1923 film by Kenneth Webb

The Daring Years is 1923 American silent melodrama film directed by Kenneth Webb and produced by Daniel Carson Goodman. The film starred Mildred Harris, Clara Bow, Charles Emmett Mack, and Tyrone Power Sr.

==Plot==
A university student named John Browning goes against his mother's wishes and becomes involved in a torrid love-affair with a fickle young cabaret singer named Susie LaMotte. LaMotte toys with the youth's affections and does not tell him that she is already romantically involved with a boxer named Jim Moran.

One evening John Browning discovers that Susie and Moran are having a relationship when he accidentally walks in on them. Outraged, Browning and Moran become embroiled in an argument. Moran pulls out a pistol, but during the ensuing struggle accidentally mortally wounds himself. Overcome with rage, Susie blames John Browning for Moran's death and Browning is subsequently tried, convicted and sentenced to death.

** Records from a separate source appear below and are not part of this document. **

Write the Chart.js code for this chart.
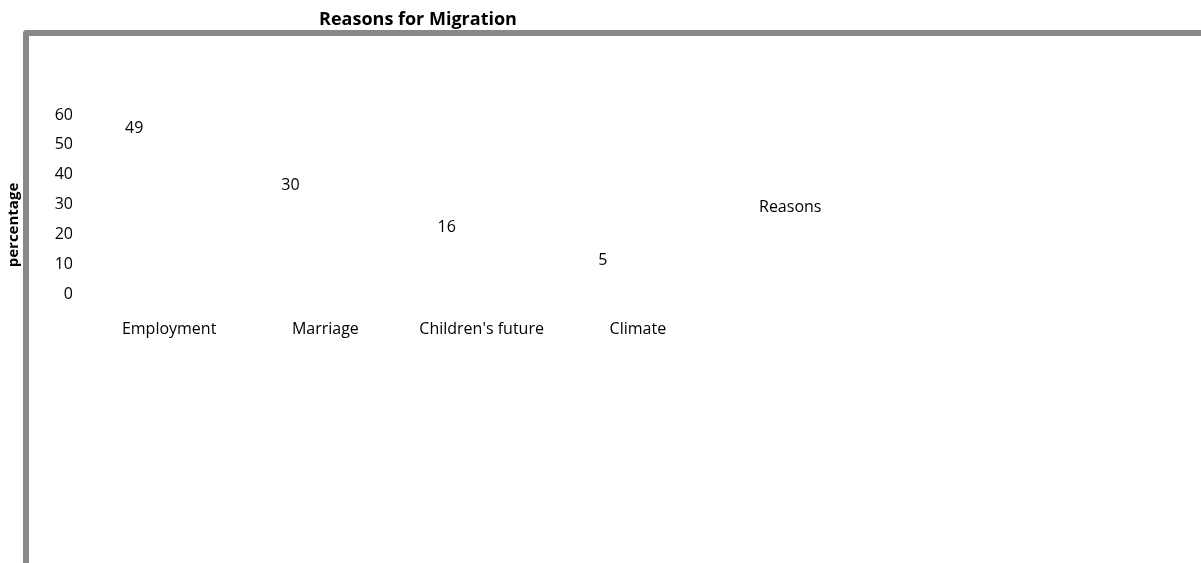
<!DOCTYPE html>
<html>
<head>
<meta charset="utf-8">
<script src="https://cdn.jsdelivr.net/npm/chart.js@4"></script>
<style>
    html, body { margin: 0; padding: 0; background: #fff; overflow: hidden; }
    #wrap { position: relative; width: 1201px; height: 563px; }
    #frame {
        position: absolute; left: 23px; top: 30px; width: 1300px; height: 700px;
        border-top: 6px solid #888; border-left: 6px solid #888;
        border-top-left-radius: 4px;
    }
    canvas { position: absolute; left: 0; top: 0; }
</style>
</head>
<body>
<div id="wrap">
    <div id="frame"></div>
    <canvas id="chart" width="1201" height="563"></canvas>
</div>
<script>
const categories = ['Employment', 'Marriage', "Children's future", 'Climate'];
const reasons = [49, 30, 16, 5];
const yTicks = [0, 10, 20, 30, 40, 50, 60];

const FONT = "'Open Sans', sans-serif";

// labels, title and legend text drawn by hand, excel style
const textPlugin = {
    id: 'textPlugin',
    afterDraw(chart) {
        const ctx = chart.ctx;
        ctx.save();
        ctx.fillStyle = '#000';

        ctx.font = 'bold 18px ' + FONT;
        ctx.textAlign = 'center';
        ctx.textBaseline = 'middle';
        ctx.fillText('Reasons for Migration', 418, 20);

        ctx.save();
        ctx.translate(14, 225);
        ctx.rotate(-Math.PI / 2);
        ctx.font = 'bold 15px ' + FONT;
        ctx.fillText('percentage', 0, 0);
        ctx.restore();

        ctx.font = '16px ' + FONT;
        const meta = chart.getDatasetMeta(0);
        meta.data.forEach((bar, i) => {
            ctx.fillText(String(reasons[i]), bar.x - 35, bar.y - 19);
        });

        ctx.textAlign = 'left';
        ctx.fillText(chart.data.datasets[0].label, 759, 207);
        ctx.restore();
    }
};

new Chart(document.getElementById('chart').getContext('2d'), {
    type: 'bar',
    data: {
        labels: categories,
        datasets: [{
            label: 'Reasons',
            data: reasons,
            backgroundColor: 'rgba(0,0,0,0)',
            borderWidth: 0
        }]
    },
    options: {
        responsive: false,
        animation: false,
        events: [],
        layout: {
            padding: { left: 0, top: 115, right: 485, bottom: 0 }
        },
        scales: {
            x: {
                grid: { display: false },
                border: { display: false },
                ticks: {
                    color: '#000',
                    padding: 18,
                    maxRotation: 0,
                    font: { family: FONT, size: 16 }
                },
                afterFit: (s) => { s.height = 269; }
            },
            y: {
                min: 0,
                max: 60,
                grid: { display: false },
                border: { display: false },
                afterBuildTicks: (s) => { s.ticks = yTicks.map(v => ({ value: v })); },
                ticks: {
                    color: '#000',
                    padding: 10,
                    font: { family: FONT, size: 16 }
                },
                afterFit: (s) => { s.width = 91; }
            }
        },
        plugins: {
            legend: { display: false },
            tooltip: { enabled: false },
            title: { display: false }
        }
    },
    plugins: [textPlugin]
});
</script>
</body>
</html>
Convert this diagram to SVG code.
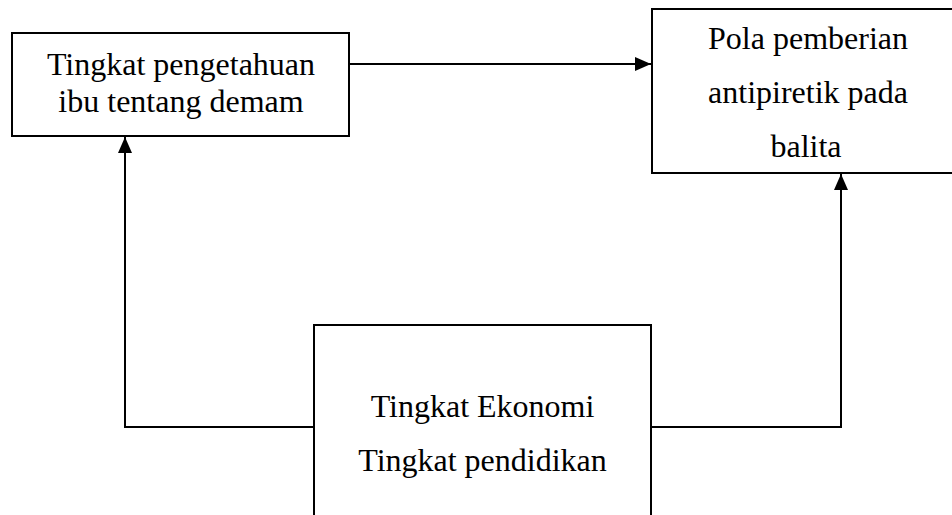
<svg xmlns="http://www.w3.org/2000/svg" width="952" height="515" viewBox="0 0 952 515">
<style>
.box{fill:#fff;stroke:#000;stroke-width:2}
.t{font-family:"Liberation Serif","Times New Roman",serif;font-size:32px;fill:#000;text-anchor:middle}
.c{fill:none;stroke:#000;stroke-width:2}
</style>
<defs>
<marker id="ah" viewBox="0 0 16 14" refX="16" refY="7" markerWidth="16" markerHeight="14" markerUnits="userSpaceOnUse" orient="auto">
<path d="M0,0 L16,7 L0,14 Z" fill="#000"/>
</marker>
</defs>
<rect width="952" height="515" fill="#fff"/>
<g id="node-pengetahuan">
<rect class="box" x="12" y="33" width="337" height="103"/>
<text class="t" x="181" y="75">Tingkat pengetahuan</text>
<text class="t" x="181" y="112">ibu tentang demam</text>
</g>
<g id="node-pola">
<rect class="box" x="652" y="9" width="310" height="164"/>
<text class="t" x="808" y="49">Pola pemberian</text>
<text class="t" x="808" y="103">antipiretik pada</text>
<text class="t" x="806" y="157">balita</text>
</g>
<g id="node-ekonomi">
<rect class="box" x="314" y="325" width="337" height="200"/>
<text class="t" x="482.5" y="417">Tingkat Ekonomi</text>
<text class="t" x="482.5" y="471">Tingkat pendidikan</text>
</g>
<g id="connectors">
<path class="c" d="M349,64 L651,64" marker-end="url(#ah)"/>
<path class="c" d="M314,427 L125,427 L125,137" marker-end="url(#ah)"/>
<path class="c" d="M651,427 L841,427 L841,174" marker-end="url(#ah)"/>
</g>
</svg>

Browning languishes in prison for some time, and just as he is strapped into the electric chair to be executed for the murder of Jim Moran, a bolt of lightning strikes the prison knocking out the power. Meanwhile, Moran's widow implores Susie to tell the authorities the truth surrounding the circumstances of the death of Jim Moran. Susie eventually folds and confesses that she had lied and that Jim Moran had in fact accidentally shot himself after pulling a gun on John Browning.

John is pardoned by the governor and leaves prison a free man.

==Preservation==
With no prints of The Daring Years located in any film archives, it is a lost film.